What you have to do
Where a line in the listing below contains the word "with", copy that line.

Information supplied
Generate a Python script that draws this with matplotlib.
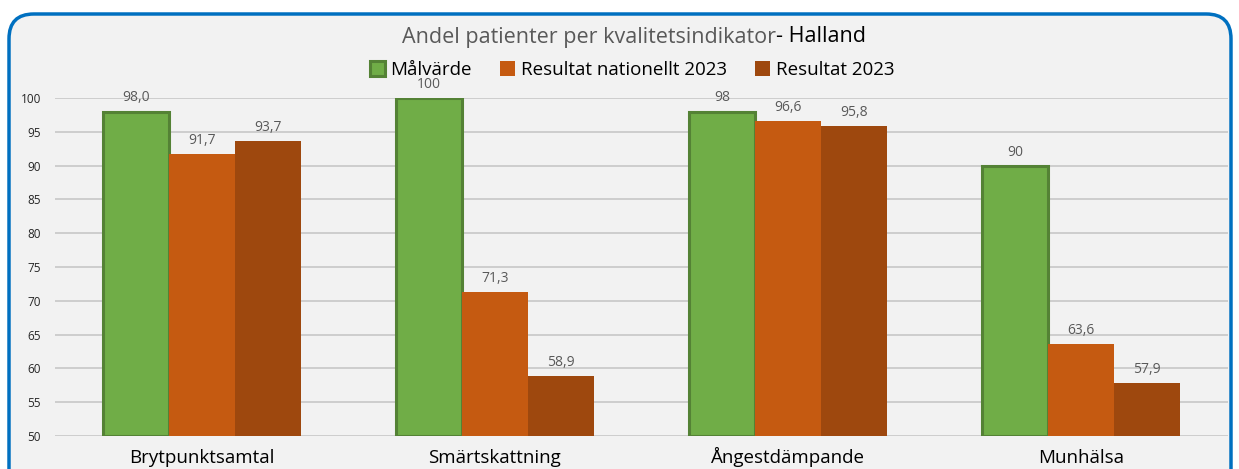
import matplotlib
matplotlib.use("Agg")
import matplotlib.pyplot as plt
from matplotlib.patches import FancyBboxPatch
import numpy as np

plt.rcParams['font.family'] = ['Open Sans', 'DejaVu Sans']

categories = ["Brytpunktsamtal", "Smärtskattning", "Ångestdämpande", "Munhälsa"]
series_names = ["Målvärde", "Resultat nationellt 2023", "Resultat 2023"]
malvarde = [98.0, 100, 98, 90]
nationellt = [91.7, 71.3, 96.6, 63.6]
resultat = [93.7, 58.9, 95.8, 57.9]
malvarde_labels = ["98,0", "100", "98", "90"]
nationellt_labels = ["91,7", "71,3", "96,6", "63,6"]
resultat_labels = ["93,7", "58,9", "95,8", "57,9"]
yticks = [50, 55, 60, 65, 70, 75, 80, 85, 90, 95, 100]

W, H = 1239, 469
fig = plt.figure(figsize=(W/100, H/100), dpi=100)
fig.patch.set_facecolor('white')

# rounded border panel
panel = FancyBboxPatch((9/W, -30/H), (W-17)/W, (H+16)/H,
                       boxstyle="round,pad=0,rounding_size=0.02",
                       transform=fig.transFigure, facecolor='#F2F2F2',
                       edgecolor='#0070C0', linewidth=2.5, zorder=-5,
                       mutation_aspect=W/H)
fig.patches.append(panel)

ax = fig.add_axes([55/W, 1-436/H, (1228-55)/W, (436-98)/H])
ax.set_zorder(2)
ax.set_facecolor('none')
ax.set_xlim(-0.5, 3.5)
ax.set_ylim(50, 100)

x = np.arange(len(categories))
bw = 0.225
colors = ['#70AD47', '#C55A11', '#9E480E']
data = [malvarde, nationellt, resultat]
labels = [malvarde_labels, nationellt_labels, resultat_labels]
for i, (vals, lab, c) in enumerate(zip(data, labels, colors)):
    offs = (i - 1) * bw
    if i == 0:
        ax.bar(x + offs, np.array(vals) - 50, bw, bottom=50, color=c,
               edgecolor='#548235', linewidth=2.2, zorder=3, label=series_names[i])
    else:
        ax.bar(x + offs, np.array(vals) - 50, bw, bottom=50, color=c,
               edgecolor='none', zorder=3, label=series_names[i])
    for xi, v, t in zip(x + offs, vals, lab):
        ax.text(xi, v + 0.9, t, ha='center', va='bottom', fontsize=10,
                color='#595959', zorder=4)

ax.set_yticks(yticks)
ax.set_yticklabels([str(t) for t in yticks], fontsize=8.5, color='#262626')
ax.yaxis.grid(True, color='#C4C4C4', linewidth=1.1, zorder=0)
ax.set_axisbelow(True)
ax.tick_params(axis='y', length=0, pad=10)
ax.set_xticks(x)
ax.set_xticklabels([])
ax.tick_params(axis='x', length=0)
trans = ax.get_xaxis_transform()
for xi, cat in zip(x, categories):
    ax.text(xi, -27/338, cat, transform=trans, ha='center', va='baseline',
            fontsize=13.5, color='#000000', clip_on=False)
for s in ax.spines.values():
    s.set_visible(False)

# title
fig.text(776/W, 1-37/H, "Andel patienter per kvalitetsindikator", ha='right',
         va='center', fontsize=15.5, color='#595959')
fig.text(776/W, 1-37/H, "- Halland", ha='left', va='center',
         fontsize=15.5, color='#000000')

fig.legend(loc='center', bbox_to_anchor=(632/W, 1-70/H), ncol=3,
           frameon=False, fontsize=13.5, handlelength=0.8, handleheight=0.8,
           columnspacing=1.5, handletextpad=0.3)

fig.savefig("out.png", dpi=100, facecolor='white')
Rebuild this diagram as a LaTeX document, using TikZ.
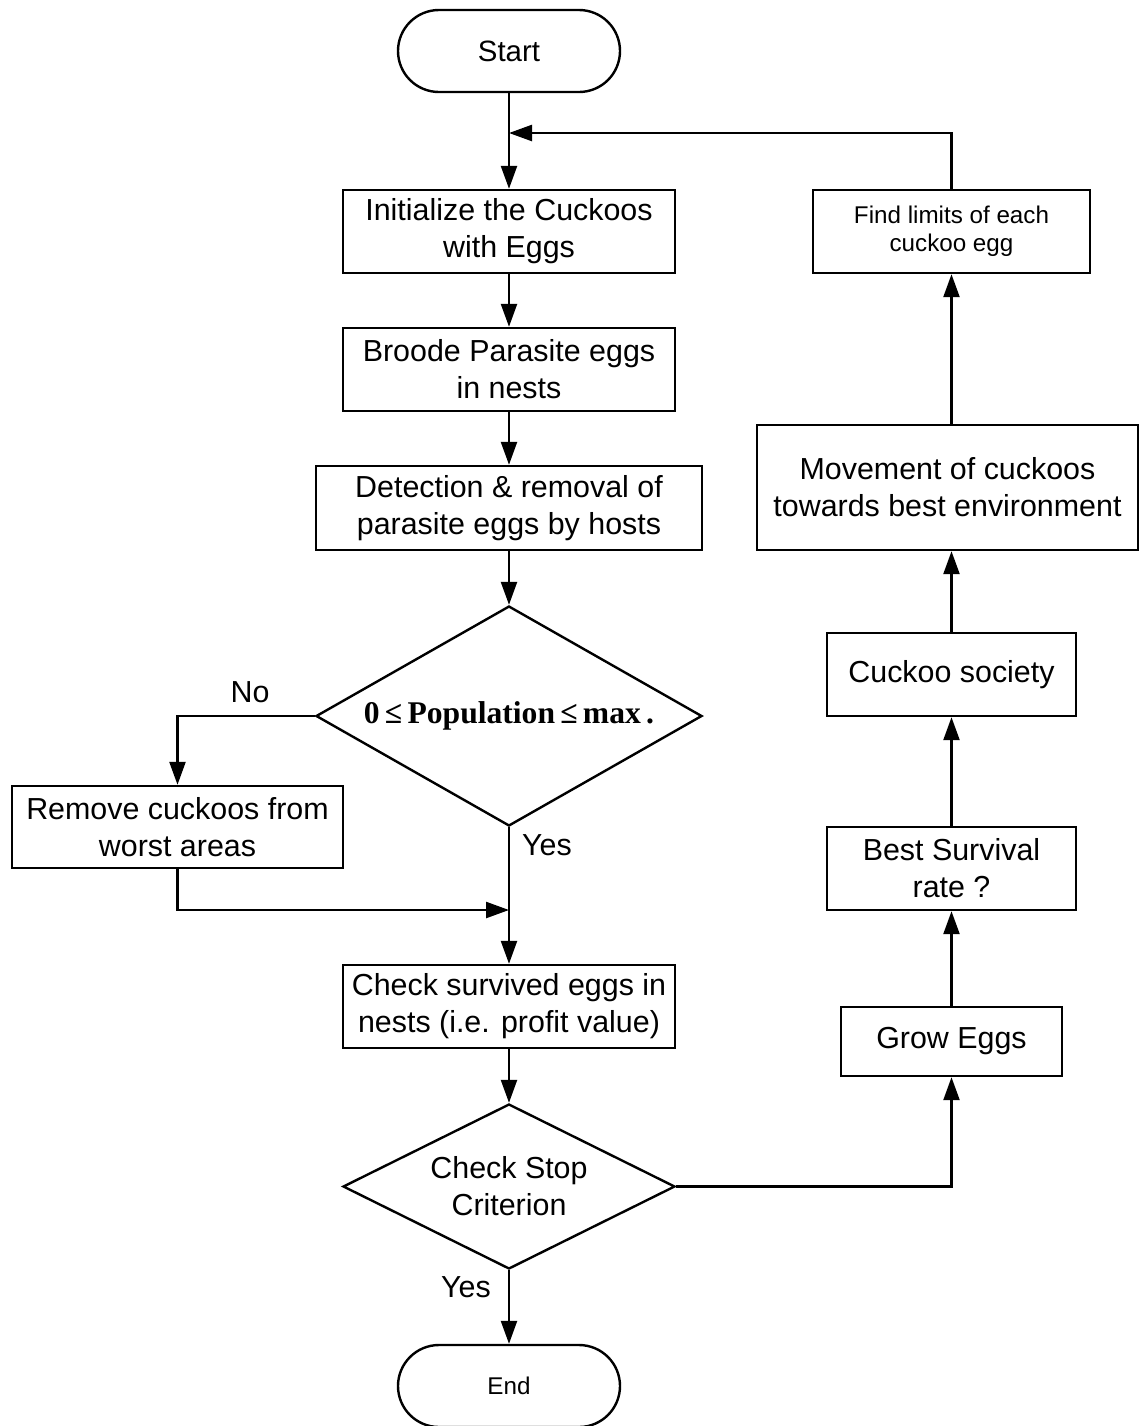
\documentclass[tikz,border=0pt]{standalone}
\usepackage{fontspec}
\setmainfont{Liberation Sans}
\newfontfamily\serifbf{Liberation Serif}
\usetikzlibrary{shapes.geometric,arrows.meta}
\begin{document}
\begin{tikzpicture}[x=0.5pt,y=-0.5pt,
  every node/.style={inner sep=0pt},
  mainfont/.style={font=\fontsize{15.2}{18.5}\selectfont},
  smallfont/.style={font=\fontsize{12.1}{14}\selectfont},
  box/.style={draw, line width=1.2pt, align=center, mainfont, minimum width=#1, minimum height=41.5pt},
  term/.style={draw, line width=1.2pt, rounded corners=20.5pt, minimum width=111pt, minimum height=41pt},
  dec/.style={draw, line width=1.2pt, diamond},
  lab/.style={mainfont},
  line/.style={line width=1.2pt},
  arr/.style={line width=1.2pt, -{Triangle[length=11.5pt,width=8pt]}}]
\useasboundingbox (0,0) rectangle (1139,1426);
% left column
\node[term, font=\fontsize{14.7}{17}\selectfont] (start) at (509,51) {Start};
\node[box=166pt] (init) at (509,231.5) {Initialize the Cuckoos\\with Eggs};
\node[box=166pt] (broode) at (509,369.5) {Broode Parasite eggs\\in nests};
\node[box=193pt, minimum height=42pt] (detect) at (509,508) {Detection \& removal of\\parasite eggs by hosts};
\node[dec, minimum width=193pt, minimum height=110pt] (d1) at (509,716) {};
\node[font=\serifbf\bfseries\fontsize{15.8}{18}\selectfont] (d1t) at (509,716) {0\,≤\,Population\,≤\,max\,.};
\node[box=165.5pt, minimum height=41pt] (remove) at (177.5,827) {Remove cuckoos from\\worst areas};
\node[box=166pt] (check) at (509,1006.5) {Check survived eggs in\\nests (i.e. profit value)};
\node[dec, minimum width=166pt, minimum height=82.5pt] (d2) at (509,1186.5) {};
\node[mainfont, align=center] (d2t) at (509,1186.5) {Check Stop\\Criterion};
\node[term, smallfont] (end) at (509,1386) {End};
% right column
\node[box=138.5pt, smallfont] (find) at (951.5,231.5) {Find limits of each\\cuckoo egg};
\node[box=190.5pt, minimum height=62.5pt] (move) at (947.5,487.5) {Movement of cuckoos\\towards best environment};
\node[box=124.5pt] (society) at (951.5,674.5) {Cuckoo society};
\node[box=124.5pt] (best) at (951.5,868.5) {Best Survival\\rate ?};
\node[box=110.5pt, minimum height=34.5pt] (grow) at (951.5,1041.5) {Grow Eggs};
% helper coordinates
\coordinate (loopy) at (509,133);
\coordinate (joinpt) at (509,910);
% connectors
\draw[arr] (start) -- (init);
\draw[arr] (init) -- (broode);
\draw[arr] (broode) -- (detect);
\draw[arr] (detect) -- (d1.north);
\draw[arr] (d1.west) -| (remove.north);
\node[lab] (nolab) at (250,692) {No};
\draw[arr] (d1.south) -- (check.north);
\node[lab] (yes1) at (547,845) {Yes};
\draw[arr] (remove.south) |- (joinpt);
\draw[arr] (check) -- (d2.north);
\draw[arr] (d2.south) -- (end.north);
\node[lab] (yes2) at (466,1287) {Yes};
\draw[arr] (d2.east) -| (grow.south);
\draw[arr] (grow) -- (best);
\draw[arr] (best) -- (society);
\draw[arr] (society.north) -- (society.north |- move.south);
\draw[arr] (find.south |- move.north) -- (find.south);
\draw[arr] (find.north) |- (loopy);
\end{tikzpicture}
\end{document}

The solution
Generate a Python script that draws this with matplotlib.
\node[box=166pt] (init) at (509,231.5) {Initialize the Cuckoos\\with Eggs};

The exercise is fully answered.